Following the RBA’s third official cash rate cut this year, it’s no surprise many Australians are re-evaluating their home loan arrangements.
“While a lower rate is a great incentive, it’s not the only factor to consider when refinancing."
With home loan rate reductions becoming a reality in early 2025, ANZ saw a steady rise in refinancing activity with volumes increasing around 20-30% versus this time last year. With lower interest rates, we have forecast that this elevated refinance activity will continue.
While a lower rate is a great incentive, it’s not the only factor to consider when refinancing. Other factors to look into include:
- Loan features: Some customers may want an offset account, the ability to redraw or flexible repayment options.

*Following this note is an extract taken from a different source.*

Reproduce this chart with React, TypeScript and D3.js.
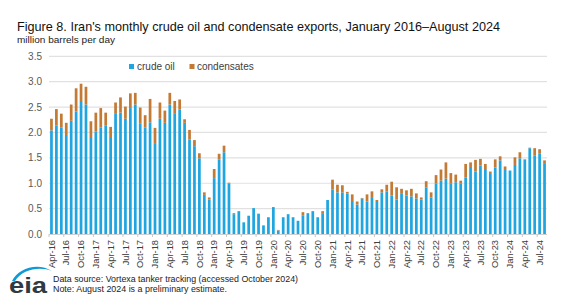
import React from "react";
import * as d3 from "d3";

// monthly exports, April 2016 through August 2024 (million barrels per day)
const crudeOil = [
  2.04, 2.14, 2.1, 1.95, 2.23, 2.41, 2.62, 2.55, 1.91, 2.02, 2.1, 2.14, 1.91, 2.38, 2.39, 2.27,
  2.48, 2.55, 2.17, 2.1, 2.2, 1.79, 2.27, 2.19, 2.55, 2.38, 2.45, 2.19, 1.86, 1.73, 1.49, 0.77, 0.68,
  1.1, 1.47, 1.61, 0.99, 0.39, 0.45, 0.23, 0.36, 0.51, 0.4, 0.17, 0.33, 0.53, 0.07, 0.33, 0.39, 0.33,
  0.26, 0.36, 0.41, 0.45, 0.33, 0.41, 0.67, 0.88, 0.82, 0.82, 0.8, 0.65, 0.58, 0.7, 0.64, 0.71, 0.65,
  0.82, 0.84, 0.76, 0.68, 0.79, 0.76, 0.74, 0.7, 0.68, 0.92, 0.72, 0.99, 1.05, 1.09, 1.0, 1.02, 0.99,
  1.11, 1.32, 1.23, 1.35, 1.28, 1.2, 1.31, 1.45, 1.26, 1.25, 1.36, 1.49, 1.47, 1.69, 1.55, 1.59, 1.38,
];

const condensates = [
  0.23, 0.32, 0.27, 0.24, 0.32, 0.46, 0.34, 0.35, 0.31, 0.37, 0.38, 0.25, 0.2, 0.21, 0.3, 0.24,
  0.29, 0.23, 0.32, 0.24, 0.46, 0.3, 0.32, 0.24, 0.23, 0.24, 0.2, 0.07, 0.19, 0.12, 0.1, 0.05, 0.04,
  0.18, 0.11, 0.13, 0.02, 0.02, 0, 0, 0, 0, 0, 0, 0, 0, 0.01, 0, 0, 0,
  0, 0.07, 0, 0, 0, 0.04, 0, 0.19, 0.15, 0.14, 0.03, 0.13, 0.06, 0.01, 0.14, 0.13, 0.02,
  0.06, 0.13, 0.27, 0.24, 0.1, 0.1, 0.15, 0.1, 0.04, 0.12, 0.1, 0.17, 0.22, 0.32, 0.2, 0.15, 0.06,
  0.27, 0.09, 0.23, 0.13, 0.1, 0.03, 0.16, 0.08, 0.07, 0, 0.15, 0.12, 0, 0.01, 0.14, 0.08, 0.07,
];

const yTicks = [0, 0.5, 1, 1.5, 2, 2.5, 3, 3.5];

const months = d3.timeMonth.range(new Date(2016, 3, 1), new Date(2024, 8, 1));
const fmtMonth = d3.timeFormat("%b-%y");

const CRUDE = "#1fa5e0";
const COND = "#c27a35";
const FONT = "'Liberation Sans', Arial, sans-serif";

export default function App() {
  const width = 568;
  const height = 301;
  const left = 49;
  const right = 547;
  const top = 56.3;
  const bottom = 234;

  const x = d3
    .scaleBand<number>()
    .domain(crudeOil.map((_, i) => i))
    .range([left, right])
    .paddingInner(0.45)
    .paddingOuter(0.225);
  const y = d3.scaleLinear().domain([0, 3.5]).range([bottom, top]);
  const step = x.step();
  const bw = x.bandwidth();

  const tickIdx = months.map((_, i) => i).filter((i) => i % 3 === 0);

  return (
    <div style={{ position: "absolute", left: 0, top: 0 }}>
      <svg width={width} height={height} style={{ display: "block", fontFamily: FONT }}>
        <rect width={width} height={height} fill="#fff" />

        <text x={17} y={31} fontSize={13.5} fill="#111" textLength={483} lengthAdjust="spacingAndGlyphs">
          Figure 8. Iran's monthly crude oil and condensate exports, January 2016–August 2024
        </text>
        <text x={17} y={43} fontSize={9} fill="#222" textLength={98} lengthAdjust="spacingAndGlyphs">
          million barrels per day
        </text>

        {/* gridlines and y labels */}
        {yTicks.map((t) => (
          <g key={t}>
            {t > 0 && (
              <line x1={left} x2={right} y1={y(t)} y2={y(t)} stroke="#e1e1e1" strokeWidth={1.2} />
            )}
            <text x={42} y={y(t)} dy="0.35em" fontSize={10} fill="#595959" textAnchor="end">
              {t.toFixed(1)}
            </text>
          </g>
        ))}

        {/* legend */}
        <rect x={129} y={64} width={5} height={5} fill={CRUDE} />
        <text x={137} y={70} fontSize={10} fill="#404040">crude oil</text>
        <rect x={189.5} y={64} width={5} height={5} fill={COND} />
        <text x={197} y={70} fontSize={10} fill="#404040">condensates</text>

        {/* stacked bars */}
        {crudeOil.map((c, i) => {
          const xi = x(i) as number;
          return (
            <g key={i}>
              <rect x={xi} y={y(c)} width={bw} height={y(0) - y(c)} fill={CRUDE} />
              {condensates[i] > 0 && (
                <rect
                  x={xi}
                  y={y(c + condensates[i])}
                  width={bw}
                  height={y(c) - y(c + condensates[i])}
                  fill={COND}
                />
              )}
            </g>
          );
        })}

        {/* category axis */}
        <line x1={left} x2={right} y1={bottom + 0.5} y2={bottom + 0.5} stroke="#d0d0d0" />
        {d3.range(0, crudeOil.length + 1, 3).map((k) => {
          const xt = left + k * step;
          return <line key={k} x1={xt} x2={xt} y1={bottom} y2={bottom + 3} stroke="#c8c8c8" />;
        })}
        {tickIdx.map((i) => {
          const cx = (x(i) as number) + bw / 2;
          return (
            <text
              key={i}
              transform={`translate(${cx + 3.2},240) rotate(-90)`}
              fontSize={9.3}
              fill="#404040"
              textAnchor="end"
            >
              {fmtMonth(months[i])}
            </text>
          );
        })}

        {/* eia logo */}
        <path
          d="M12,281 C18,268 38,262 52,271 C40,266 22,269 15,281 Z"
          fill="#0d9ad6"
        />
        <text x={9} y={293} fontSize={22} fontWeight="bold" fill="#2f3a44" textLength={38} lengthAdjust="spacingAndGlyphs">
          eia
        </text>

        {/* notes */}
        <text x={53} y={282} fontSize={9.5} fill="#222" textLength={245} lengthAdjust="spacingAndGlyphs">
          Data source: Vortexa tanker tracking (accessed October 2024)
        </text>
        <text x={53} y={292} fontSize={9.5} fill="#222" textLength={174} lengthAdjust="spacingAndGlyphs">
          Note: August 2024 is a preliminary estimate.
        </text>
      </svg>
    </div>
  );
}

- Fees and costs: Additional charges like break costs, application fees, or valuation charges should be considered alongside the interest rate.
- Financial goals: Customers come to us at all stages of their lives and finances, while some will be looking to consolidate debt, others may want to shorten the term of their loan.
- Market outlook: It’s helpful to understand what analysts are predicting for future rate increases or decreases.
One of the most common questions mortgage brokers and our lenders hear is: “Should I go with a fixed or variable rate?”.
The answer isn’t always straight forward. It depends on your personal circumstances, risk appetite, and financial goals. Choosing the right home loan structure, whether fixed, variable, or a combination of both, can have a big impact on your financial flexibility and long-term goals, which is why we’d always recommend speaking with your lender or broker to find out what works best for you.